Opinion
Yes, this film was deep. But was it really better than Wayne’s World?
My cinephile friends might scoff, but I could be on the verge of a creative breakthrough.
When it comes to art, is it ever OK to compare apples with oranges, or even apples with aardvarks? I don’t know if it is. And yet … I can’t stop doing it.
About a month ago I went to see La Grazia at the cinema with some friends. It’s the new film by the auteur Paolo Sorrentino, about an Italian president consumed with questions of public and private conscience in his final term of office.
La Grazia is an art-house film (contains moody rooftop scenes involving cigarettes, suffering horses, etc) and explores perennial and modern moral quandaries, from infidelity to euthanasia. There were moments of brilliance in La Grazia but I found parts of it tiresome and was glad when it was over.
“Not as good as Wayne’s World,” I muttered into the dark as the credits rolled.
My friends, sitting next to me, shook their heads. The comment was part of a long-running joke between the three of us. These two friends are knowledgeable about cinema and watch hundreds of movies every year but I’m more of a book person. The joke is that, by contrast, I’ve only seen five movies over the course of my lifetime – including Mary Poppins, Wayne’s World and Despicable Me 3 – and that these are my only cinematic reference points.
It’s a joke, of course, but there is a speck of truth to it. Watching Wayne’s World was a seminal cinematic experience for me. (For the uninitiated, Wayne’s World is a 1992 slacker-comedy about a metalhead, Wayne, who hosts a cult talk-show from his parents’ basement in Aurora, Illinois.) I saw it when I was 12 and thought it was hilarious. Some juvenile part of me continues to hold on to this memory as a peak movie experience – even if parts of the film have not aged especially well.

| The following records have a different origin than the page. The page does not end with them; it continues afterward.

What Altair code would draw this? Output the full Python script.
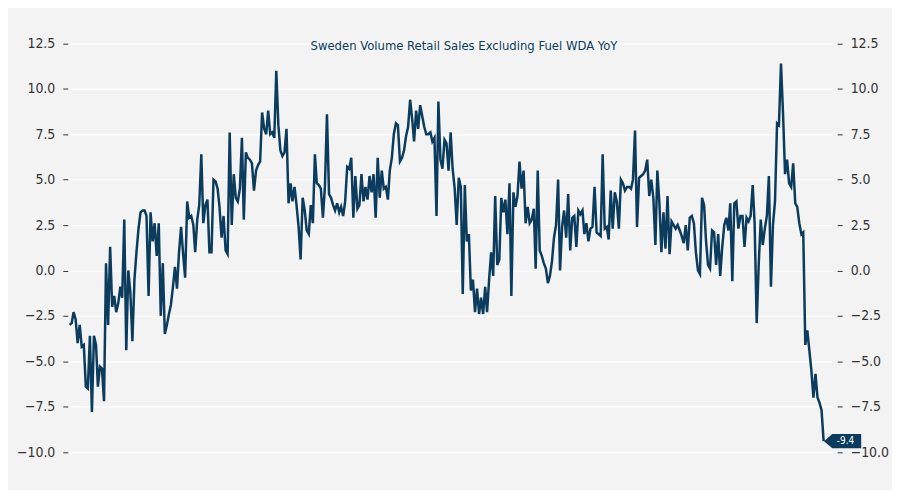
import pandas as pd
import altair as alt

# monthly YoY %, one list per year
y1992 = [-3.0, -2.9, -2.3, -2.7, -4.0, -3.0, -4.2, -4.1, -6.4, -6.5, -3.6, -7.8]
y1993 = [-3.6, -4.1, -6.4, -5.3, -5.4, -7.2, 0.4, -3.0, 1.3, -2.0, -1.4, -2.3]
y1994 = [-1.8, -0.9, -1.5, 2.8, -4.4, 0.0, -1.2, -3.9, -0.5, 1.0, 2.3, 3.2]
y1995 = [3.3, 3.3, 3.0, -1.4, 3.2, 1.6, 2.6, 0.8, 2.6, -2.5, 0.4, -3.5]
y1996 = [-3.0, -2.4, -1.9, -0.9, 0.2, -1.0, 1.0, 2.4, 0.9, -0.4, 3.8, 2.9]
y1997 = [3.0, 2.5, 1.0, 2.8, 3.6, 6.4, 2.6, 3.6, 3.9, 1.0, 1.0, 5.0]
y1998 = [4.9, 4.5, 3.5, 1.8, 3.0, 1.1, 0.9, 7.6, 2.5, 5.3, 4.0, 3.8]
y1999 = [4.5, 7.3, 2.8, 6.5, 6.2, 6.1, 5.9, 4.4, 5.5, 5.8, 6.0, 8.7]
y2000 = [7.8, 7.5, 8.8, 7.5, 7.6, 7.3, 11.0, 8.0, 6.6, 6.3, 6.5, 7.8]
y2001 = [3.7, 4.8, 3.8, 4.6, 3.6, 2.4, 0.6, 4.0, 3.3, 2.2, 2.0, 3.6]
y2002 = [2.6, 6.4, 4.8, 4.7, 4.5, 2.9, 4.6, 8.6, 4.2, 4.0, 3.6, 3.3]
y2003 = [3.7, 3.2, 3.5, 3.0, 3.8, 5.7, 5.6, 6.2, 2.9, 5.2, 3.4, 3.6]
y2004 = [5.3, 3.8, 4.6, 3.9, 5.2, 4.3, 5.3, 2.9, 6.2, 4.0, 5.5, 4.5]
y2005 = [4.6, 3.9, 5.5, 6.2, 7.5, 8.1, 8.0, 6.0, 6.2, 6.6, 7.4, 7.9]
y2006 = [9.4, 8.3, 7.1, 8.8, 7.8, 9.1, 8.5, 7.9, 7.5, 7.5, 7.6, 7.1]
y2007 = [7.3, 3.0, 9.3, 6.1, 5.6, 7.2, 7.0, 5.5, 7.6, 5.6, 4.5, 2.5]
y2008 = [5.1, 4.6, -1.3, 4.7, 1.6, 2.0, -1.1, -0.5, -2.3, -1.0, -2.4, -1.5]
y2009 = [-2.4, -0.9, -2.3, -0.5, 1.0, -0.3, 4.1, 0.3, 0.6, 4.0, 3.2, 3.9]
y2010 = [2.0, 4.8, -1.4, 4.3, 3.5, 4.1, 6.0, 4.5, 5.5, 2.6, 3.5, 2.6]
y2011 = [2.8, 3.4, 0.1, 5.5, 1.1, 0.8, 0.4, 0.1, -0.7, -0.3, 0.5, 1.8]
y2012 = [2.5, 5.0, 0.0, 2.4, 3.3, 1.8, 4.2, 1.1, 2.9, 3.0, 1.3, 3.3]
y2013 = [3.1, 3.3, 2.0, 2.6, 1.6, 2.3, 2.4, 4.6, 2.1, 2.0, 1.9, 6.4]
y2014 = [2.3, 2.4, 1.7, 4.4, 2.3, 4.3, 3.8, 2.3, 5.0, 4.8, 4.4, 4.6]
y2015 = [4.6, 4.5, 5.0, 7.7, 2.4, 5.1, 5.2, 5.3, 5.5, 6.1, 4.1, 5.0]
y2016 = [4.0, 1.4, 5.5, 3.7, 1.0, 3.2, 1.2, 4.1, 0.9, 2.7, 2.5, 2.3]
y2017 = [2.5, 2.2, 1.9, 1.5, 2.5, 1.1, 2.9, 3.0, 2.6, 1.0, 0.0, -0.2]
y2018 = [4.0, 3.6, 1.7, 0.3, 0.1, 2.2, 2.1, 0.3, 2.0, -0.3, 1.3, 2.5]
y2019 = [2.9, 2.2, 3.7, -0.6, 3.7, 3.8, 2.3, 3.0, 3.0, 1.3, 2.9, 2.7]
y2020 = [3.0, 4.7, 2.6, -2.9, 0.3, 2.8, 1.4, 2.3, 3.0, 5.2, -0.9, 2.5]
y2021 = [3.8, 8.1, 8.0, 11.4, 8.7, 5.3, 6.1, 4.8, 4.6, 5.9, 3.7, 3.5]
y2022 = [2.6, 2.0, 2.1, -4.1, -3.3, -4.4, -5.5, -7.0, -5.7, -7.0, -7.3, -7.7]
y2023 = [-9.4]

values = (y1992 + y1993 + y1994 + y1995 + y1996 + y1997 + y1998 + y1999 + y2000
          + y2001 + y2002 + y2003 + y2004 + y2005 + y2006 + y2007 + y2008 + y2009
          + y2010 + y2011 + y2012 + y2013 + y2014 + y2015 + y2016 + y2017 + y2018
          + y2019 + y2020 + y2021 + y2022 + y2023)

df = pd.DataFrame({
    "date": pd.date_range("1992-01-01", periods=len(values), freq="MS"),
    "yoy": values,
})
last = df.tail(1).assign(label=lambda d: d["yoy"].map(lambda v: f"{v:.1f}"))

navy = "#0b3c5d"
font = "DejaVu Sans Condensed"
year_ticks = [alt.DateTime(year=y, month=1, date=1) for y in [1995, 2000, 2005, 2010, 2015, 2020]]

xscale = alt.Scale(domain=[alt.DateTime(year=1991, month=12, date=5),
                           alt.DateTime(year=2023, month=5, date=10)])
x = alt.X("date:T", title=None, scale=xscale,
          axis=alt.Axis(values=year_ticks, format="%Y", grid=False, domain=False,
                        tickSize=4, tickColor="#333", labelFontSize=14, labelColor="#333",
                        labelPadding=6, offset=2))
yscale = alt.Scale(domain=[-10.4, 13.2], nice=False)
ticks = [-10, -7.5, -5, -2.5, 0, 2.5, 5, 7.5, 10, 12.5]

line = alt.Chart(df).mark_line(color=navy, strokeWidth=2.5).encode(
    x=x,
    y=alt.Y("yoy:Q", title=None, scale=yscale,
            axis=alt.Axis(values=ticks, format=".1f", orient="left", gridColor="white",
                          gridWidth=1.2, domain=False, tickSize=5, tickColor="#333",
                          labelFontSize=14, labelColor="#333", labelPadding=8)),
)

right_axis = alt.Chart(df).mark_line(opacity=0).encode(
    x=alt.X("date:T", scale=xscale, axis=None),
    y=alt.Y("yoy:Q", title=None, scale=yscale,
            axis=alt.Axis(values=ticks, format=".1f", orient="right", grid=False,
                          domain=False, tickSize=5, tickColor="#333", offset=5,
                          labelFontSize=14, labelColor="#333", labelPadding=8)),
)

tag = alt.Chart(last).mark_point(
    shape="M-1,0 L-0.55,-0.38 L1,-0.38 L1,0.38 L-0.55,0.38 Z",
    filled=True, opacity=1, color=navy, size=1400, xOffset=19,
).encode(x=alt.X("date:T", scale=xscale, axis=None),
         y=alt.Y("yoy:Q", scale=yscale, axis=None))

tag_text = alt.Chart(last).mark_text(color="white", fontSize=10, font=font, dx=22).encode(
    x=alt.X("date:T", scale=xscale, axis=None),
    y=alt.Y("yoy:Q", scale=yscale, axis=None),
    text="label:N")

chart = alt.layer(line, right_axis, tag, tag_text).properties(
    width=767, height=430,
    padding={"left": 60, "top": 22, "right": 60, "bottom": 30},
    autosize=alt.AutoSizeParams(type="none"),
    background="#f3f3f3",
    title=alt.Title("Sweden Volume Retail Sales Excluding Fuel WDA YoY", fontSize=13,
                    font=font, fontWeight="normal", color=navy, offset=-22, dx=14),
).resolve_axis(y="independent").configure_view(stroke=None, fill="#f3f3f3").configure_axis(labelFont=font)

chart.save("out.html", embed_options={"renderer": "svg", "actions": False})
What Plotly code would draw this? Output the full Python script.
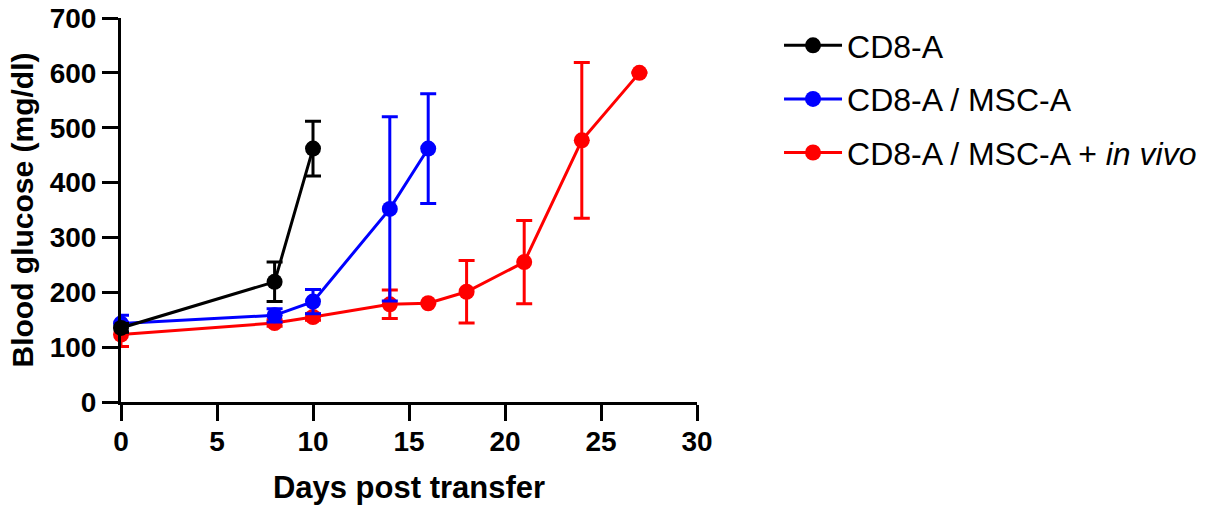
import plotly.graph_objects as go

# Data
cd8_days = [0, 8, 10]
cd8_vals = [135, 219, 462]
cd8_err = [8, 36, 50]

msc_days = [0, 8, 10, 14, 16]
msc_vals = [143, 158, 183, 352, 462]
msc_err = [15, 12, 22, 168, 100]

vivo_days = [0, 8, 10, 14, 16, 18, 21, 24, 27]
vivo_vals = [123, 144, 155, 178, 180, 201, 255, 477, 600]
vivo_err = [22, 6, 6, 26, 0, 57, 76, 142, 0]

x_ticks = [0, 5, 10, 15, 20, 25, 30]
y_ticks = [0, 100, 200, 300, 400, 500, 600, 700]

FONT = "Liberation Sans, Arial, sans-serif"

fig = go.Figure()

def add(name, xs, ys, es, color, rank):
    fig.add_trace(go.Scatter(
        x=xs, y=ys, name=name, mode="lines+markers",
        line=dict(color=color, width=3),
        marker=dict(color=color, size=16),
        error_y=dict(type="data", array=es, visible=True, color=color,
                     thickness=3, width=8),
        cliponaxis=False, legendgroup=name, legendrank=rank,
    ))

add("CD8-A / MSC-A + <i>in vivo</i>", vivo_days, vivo_vals, vivo_err, "#ff0000", 3)
add("CD8-A / MSC-A", msc_days, msc_vals, msc_err, "#0000ff", 2)
add("CD8-A", cd8_days, cd8_vals, cd8_err, "#000000", 1)

axis_common = dict(
    showline=True, linecolor="black", linewidth=3,
    ticks="outside", ticklen=16, tickwidth=3, tickcolor="black",
    showgrid=False, zeroline=False, automargin=False,
    ticklabeloverflow="allow",
    tickfont=dict(family=FONT, size=28, color="black", weight="bold"),
)

fig.update_layout(
    width=1220, height=506,
    margin=dict(l=121, r=523, t=18, b=104),
    plot_bgcolor="white", paper_bgcolor="white",
    xaxis=dict(range=[0, 30], tickvals=x_ticks, ticklabelstandoff=-4,
               title=dict(text="<b>Days post transfer</b>",
                          font=dict(family=FONT, size=31, color="black"),
                          standoff=21),
               **axis_common),
    yaxis=dict(range=[0, 700], tickvals=y_ticks,
               title=dict(text="<b>Blood glucose (mg/dl)</b>",
                          font=dict(family=FONT, size=30, color="black"),
                          standoff=8),
               **axis_common),
    legend=dict(x=1.1424, y=1.0, xanchor="left", yanchor="top",
                font=dict(family=FONT, size=32, color="black"),
                tracegroupgap=9, itemwidth=58, bgcolor="rgba(0,0,0,0)"),
    showlegend=True,
)

fig.write_html("out.html",
               config={"displayModeBar": False},
               post_script="document.body.style.margin='0';")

This juvenile part of me was also a subliminal part of me, until I started the in-joke with my movie-buff friends. Since then, the Wayne’s World comparison thing has turned into a sort of self-fulfilling prophecy and a perverse mental reflex.
I’ll be watching, say, Dead Poets Society (to choose another widely watched classic) and the Wayne’s World comparison impulse will steal over my mind and I’ll be powerless to stop it. Sure, Robin Williams is great here as the subversive prep-school teacher, I’ll reflect, but is Alice Cooper in fact better in his Wayne’s World cameo as a shock-rock sage? After all, Alice Cooper cuts a doubly subversive figure, upsetting mainstream social mores with his on-stage persona and challenging the expectations of the metal community backstage.
This is not normal, obviously, and it’s not reasonable, either, for Dead Poets Society or any other film, including La Grazia. Sorrentino set out to make a visually striking study of modern morality in the Italian capital and not a deranged, Aurora-based buddy comedy. His work should be discussed accordingly.
It’s important to note that critics who judged La Grazia on its own terms liked it more than I did. Sorrentino has been hailed by some as a 21st-century Fellini. La Grazia’s star, Toni Servillo, won the best actor award at the 2025 Venice Film Festival for his performance as the inscrutable president paralysed by awesome responsibility. (And, look, Toni was great. But … was Mike Myers better as the vacillating Wayne, torn between the trappings of mainstream success and the awesome responsibility he owes to his authentic doofus persona and original fan base?)
I’ll need to overcome this unhealthy habit of the mind if I want my friends to stay friends with me in the long term. Or maybe I just need to keep this weird activity inside my mind and keep my mouth shut for now. Not too long ago I watched the documentary The Creative Brain, hosted by neuroscientist David Eagleman. It’s about the neural processes involved in creative activity. I learnt that artists and innovators achieve great feats of creativity not from generating purely original ideas but by “bending, breaking and blending” existing concepts and remixing them into unlikely combinations. (The Bohemian Rhapsody scene in Wayne’s World makes the exact same point with a lot more charm and economy and without annoying infographics.)
Still, perhaps making movie comparisons that do not bear comparison – comparing apples with aardvarks – is a classic example of bending, breaking and blending, and we should all be doing it all the time. It’s possible this kind of unlikely analysis is the beginning of all sorts of extraordinary creative breakthroughs. And if not, it’s definitely the end of sensible conversation. Party on.